The whole episode centered on how HUGE this kid’s head was and detailed a series of tragic events that resulted from him having a BIG HEAD.  It was great.  I couldn’t catch all of the Chinese, but basically I got the gist of it.  The storyline went like this:

  1. First the kid puts his head through the slats in a fence and finds he can’t get his head out.  A stranger helps him get free.
  2. The kid’s father brings the boy home a small plastic stool for a gift.  The child runs around the house and puts the four legs of the stool over his head.  While bouncing from his head to his feet (while the stool is resting on his head)–note, this would be hard to do in real life– he firmly wedges the stool in place and can’t get it off.
  3. His parents take him to a doctor to have the stool removed from his head.  The doctor sends him to another place.
  4. His parents take him to a magician (ha) to have the stool removed, but the magician seems unable to help.
  5. Leaving the magician, the family finds a body builder and asks him to remove the stool stuck on their son’s head.  He tries to pull it off, but this just angers the son.  He breaks away from the man (stool still stuck in place) and runs from the scene.
  6. Unfortunately, the fearful boy runs down the street towards a building that is on fire.  Firefighters try to warn the boy away from the fire.  He doesn’t listen and runs near the burning building.  (This is not a joke.  This was a real cartoon on TV here.)  A spark starts a flame on the stool on the boy’s head. 
  7. With a flaming stool on his head he runs into an opened warehouse full of stools. 
  8. A man in the warehouse uses a hose to put out the fire on the boy’s head/stool. 
  9. The man (as fate would have it) assembles the same type of stools as that on the boy’s head.  He unscrews the four legs of the stool, thus freeing the unfortunately BIG-headed boy.
  10. The man decides it would be a good idea to put a safety spoke on the bottom of the stool to prevent this type of problem from happening in the future.
  11. The boy takes his safer stool home, much happier and more comfortable.
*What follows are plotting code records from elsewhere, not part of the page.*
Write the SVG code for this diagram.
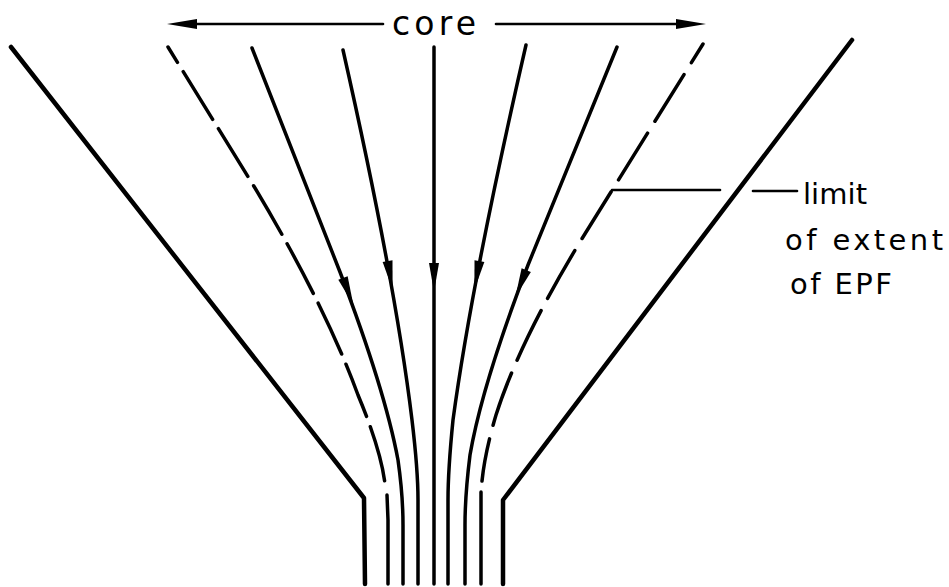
<svg xmlns="http://www.w3.org/2000/svg" xmlns:xlink="http://www.w3.org/1999/xlink" width="949" height="587" viewBox="0 0 949 587">
<style>
.wall{fill:none;stroke:#000;stroke-width:4.5;stroke-linecap:round;stroke-linejoin:round}
.sl{fill:none;stroke:#000;stroke-width:3.5;stroke-linecap:round;stroke-linejoin:round}
.thin{fill:none;stroke:#000;stroke-width:2.6;stroke-linecap:round}
.dl{stroke-dasharray:56 11;stroke-dashoffset:38}
.dr{stroke-dasharray:55 14;stroke-dashoffset:33}
.lbl{font-family:"DejaVu Sans","Liberation Sans",sans-serif;font-size:29px;fill:#000}
.core{font-size:33px}
</style>
<defs>
<path id="ah" d="M-5,-14 L5,-14 L0,15 Z" fill="#000"/>
</defs>
<rect width="949" height="587" fill="#fff"/>
<g id="walls">
<path id="wall-left" class="wall" d="M11,47 L364,498 L365,584"/>
<path id="wall-right" class="wall" d="M852,40 L503,500 L503,584"/>
</g>
<g id="connectors">
<path class="sl dl" d="M168,47 L255,188 Q325,305 358,395 Q381,450 385,484"/>
<path class="sl" d="M387,495 L388,520 L388,584"/>
<path class="sl" d="M252,48 L340,272 Q385,390 398,460 Q403,495 403,525 L403,584"/>
<path class="sl" d="M343,50 Q395,280 412,420 Q418,470 418,500 L418,584"/>
<path class="sl" d="M434,47 L434,584"/>
<path class="sl" d="M526,45 Q472,280 453,420 Q448,470 448,500 L448,584"/>
<path class="sl" d="M617,47 L528,265 Q482,385 470,455 Q465,495 465,525 L465,584"/>
<path class="sl dr" d="M703,44 L583,237 Q520,340 496,415 Q485,452 482,481"/>
<path class="sl" d="M481,492 L481,584"/>
<use xlink:href="#ah" transform="translate(348,291) rotate(-21)"/>
<use xlink:href="#ah" transform="translate(390,275) rotate(-10)"/>
<use xlink:href="#ah" transform="translate(434,277)"/>
<use xlink:href="#ah" transform="translate(477,275) rotate(10)"/>
<use xlink:href="#ah" transform="translate(521,283) rotate(22)"/>
<path class="thin" d="M612,190 L720,190"/>
<path class="thin" d="M753,191 L797,191"/>
<path class="thin" d="M195,24 L383,24"/>
<path d="M167,24 L197,19 L197,29 Z" fill="#000"/>
<path class="thin" d="M496,24 L678,24"/>
<path d="M706,24 L676,19 L676,29 Z" fill="#000"/>
</g>
<g id="labels">
<text class="lbl core" x="392" y="35" textLength="84" lengthAdjust="spacing">core</text>
<text class="lbl" x="803" y="204" textLength="64" lengthAdjust="spacing">limit</text>
<text class="lbl" x="785" y="250" textLength="158" lengthAdjust="spacing">of extent</text>
<text class="lbl" x="790" y="294" textLength="102" lengthAdjust="spacing">of EPF</text>
</g>
</svg>
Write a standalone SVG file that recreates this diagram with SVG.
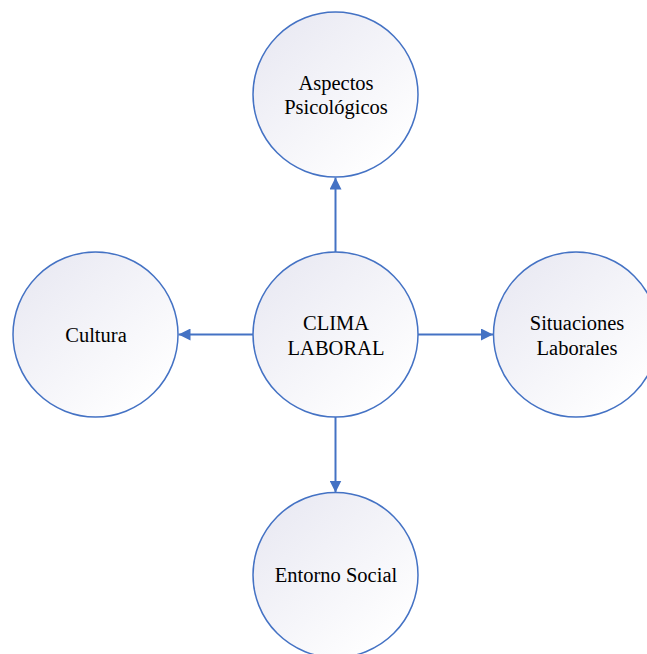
<svg xmlns="http://www.w3.org/2000/svg" width="647" height="654" viewBox="0 0 647 654">
<defs>
<linearGradient id="g" x1="0.15" y1="0.1" x2="0.85" y2="0.9">
<stop offset="0" stop-color="#EAEAF3"/>
<stop offset="1" stop-color="#FFFFFF"/>
</linearGradient>
<marker id="arr" viewBox="0 0 12 12" refX="12" refY="6" markerWidth="12" markerHeight="12" markerUnits="userSpaceOnUse" orient="auto">
<path d="M0,0 L12,6 L0,12 Z" fill="#4472C4"/>
</marker>
<style>
.node{fill:url(#g);stroke:#4472C4;stroke-width:1.5}
.lbl{font-family:"Liberation Serif","Times New Roman",serif;font-size:20.5px;fill:#000;text-anchor:middle}
.conn{stroke:#4472C4;stroke-width:2;fill:none;marker-end:url(#arr)}
</style>
</defs>
<rect width="647" height="654" fill="#FFFFFF"/>
<g id="connectors">
<line class="conn" x1="335.5" y1="252" x2="335.5" y2="177.5"/>
<line class="conn" x1="253" y1="334.5" x2="178.5" y2="334.5"/>
<line class="conn" x1="418" y1="334.5" x2="493" y2="334.5"/>
<line class="conn" x1="335.5" y1="417" x2="335.5" y2="492.5"/>
</g>
<g id="aspectos">
<circle class="node" cx="335.5" cy="94.5" r="82.5"/>
<text class="lbl" x="336" y="89.5">Aspectos</text>
<text class="lbl" x="336" y="114">Psicológicos</text>
</g>
<g id="clima">
<circle class="node" cx="335.5" cy="334.5" r="82.5"/>
<text class="lbl" x="336" y="329.5">CLIMA</text>
<text class="lbl" x="336" y="354.5">LABORAL</text>
</g>
<g id="cultura">
<circle class="node" cx="95.5" cy="334.5" r="82.5"/>
<text class="lbl" x="96" y="341.5">Cultura</text>
</g>
<g id="situaciones">
<circle class="node" cx="576" cy="334.5" r="82.5"/>
<text class="lbl" x="577" y="329.5">Situaciones</text>
<text class="lbl" x="577" y="354.5">Laborales</text>
</g>
<g id="entorno">
<circle class="node" cx="335.5" cy="575" r="82.5"/>
<text class="lbl" x="336" y="581.5">Entorno Social</text>
</g>
</svg>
This cartoon was awesome.  I say if characters in cartoons are going to have grossly-exaggerated attributes, they should play them up–poke fun at them, give a knowing wink to the audience.  Let’s face it; kids are getting more and more sophisticated anyway.  I’m ready for more field goals from Boots.  Bring on the flaming stools!

Oh, and by the way, this is what I would look like in Dora-cartoon format:

Todd_on_crack

What?  You didn’t notice any difference?

2 responses to “heed, paper, now!”

  1. that, was great. I started laughing pretty hard with the word gargantuan – and I can definitely say that I have never even thought about how cartoon’s chins dont move.
    and I cant believe they set the boy’s head on fire! my goodness – do the chinese have a slightly more morbid sense of humor? I would have definitely watched it though with rapt attention if it came on over here!

  2. erika,

    thanks for all the comments. i may not ALWAYS respond, but i appreciate that you read these long articles and find humor in them. yeah, they have quite the sense of humor here. it’s almost always very “weird” for me.

    take care,
    big head todd (and the monsters…)

    p.s. in case that reference is a bit too obscure, this is the name of a rock group popular in the early 90s (I think??)